AI Law and a Dash of Sambal
- Nigel Poh
- Jan 29
- 3 min read
Oh, the glamorous life of a modern in-house lawyer (Singapore style). Back in the day (let's say 2023), you were the cool corporate legal beagle. Yes, I said beagle because that’s how we lawyers in Singapore are generally treated.
You helped with billion-dollar deals, slapped wrists on compliance slips, and sometimes showed off your "business partner" muscles in board meetings. Life was busy, that's for sure, but the stress had a certain rhythm. There were endless emails, the occasional fire drill (some kachang puteh, others full on fiery nasi lemak sambal), and weekends that were supposed to be yours.
Welcome to 2026, the Age of AI, where your once-reliable inbox now comes with a side of existential dread and an extra boost to your productivity that you didn't ask for.Imagine this: You log in on Monday morning with a cup of coffee in hand, hung over from playing diablo or watching knight of the seven kingdoms or whatever else floats your goat, ready to deal with the usual pile of contracts, regulatory questions, and that one procurement request that has somehow turned into a geopolitical crisis.
But hold on—your boss (oh, they call them Squad Leads now) has already "helped" by putting the whole stack of vendor agreements into a shiny new legal AI tool.
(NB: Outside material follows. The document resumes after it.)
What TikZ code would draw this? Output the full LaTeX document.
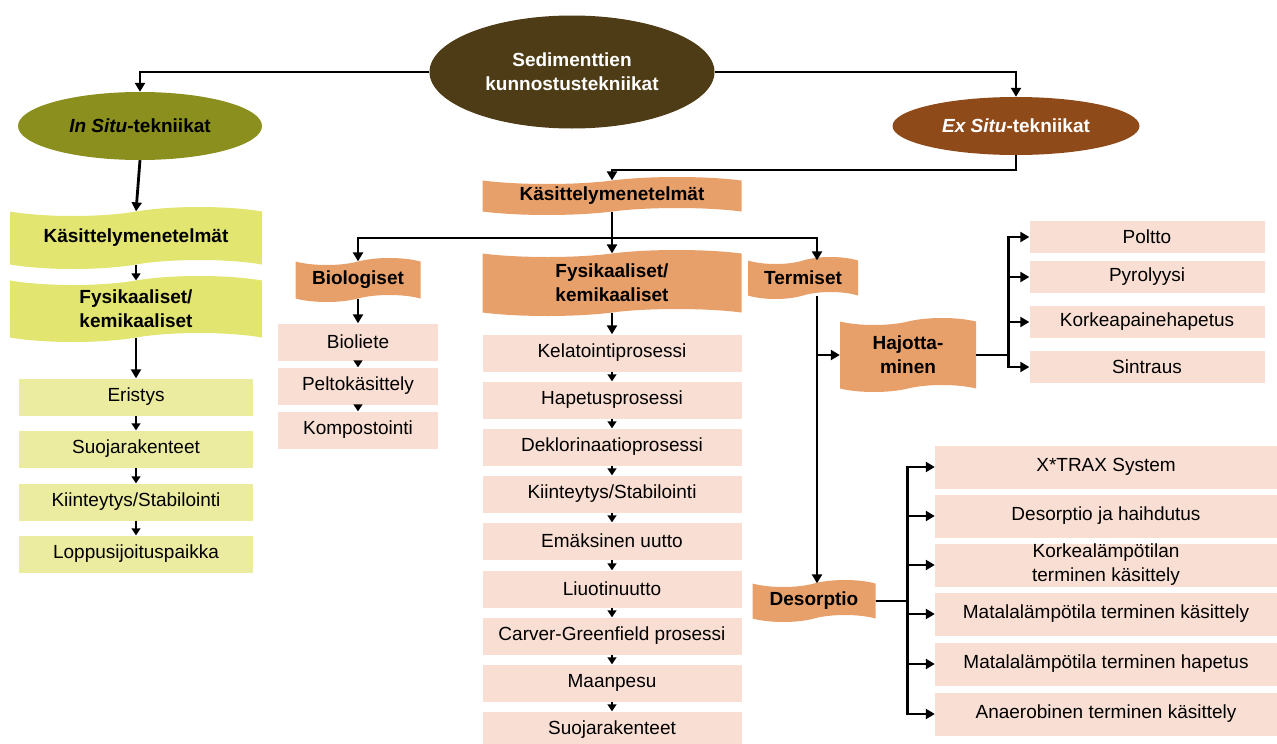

Boom: drafts made, risks pointed out, and summaries made into bullet points—all in the time it took you to refresh LinkedIn and type in “head of legal positions, remote, labuan” wonder why everyone is talking about "reclaiming 14 hours a week." Isn't that great? More time to think about thriving! More bandwidth to do things you dunno how to do! More time to take on extra work!
But the emails keep coming. The amount of work on the project somehow doubled because someone said, "Hey, if AI can write a first draft in 30 seconds, why aren't we closing deals twice as fast?" All of a sudden, your day looks like this:9:00 AM: Look over 47 NDAs made by AI. They look perfect until you see the made-up clause that says "the laws of of the republic of Temasek” and that “Singlish will prevail” or true story, that the indemnity clause does not cover wanton mee behaviour. Alright maybe not true but you get the drift.
Ever heard of the long tail of the distribution? Yeah, it hits legal AI just as hard as it does Elon's self-driving dreams. Tools nail the boring 99%—standard NDAs, routine compliance checks, yawn-inducing boilerplate—in seconds. Then comes the fun 1%: rare jurisdictional quirks, evolving Singapore regs, cross-border ambiguities, and the occasional glorious hallucination about governing law in the Republic of Temasek or indemnity for wanton mee misbehaviour. Those edge cases don't just annoy you; they can end careers. So sure, AI "helps"… until it doesn't, and you're still the one explaining to the boss why the robot invented a new country. Welcome to the endless tail chase—precision isn't optional, it's the only thing keeping you employed.
So they say that most lawyers say AI helps their work and that they are afraid AI will take their job. Well I don’t think so. As long as every now and then I gotta worry about Wanton Mee and Securities and Derivatives Accounts Act (no such thing) popping up, well, I don’t have to worry. But. Any lawyer who puts his heads in the proverbial sand and does not figure out what AI is about, well, prepare to be left in the smoke, and dust, and ruin. When they are not citing the courts of Temasek they are running rings around you in the drafting.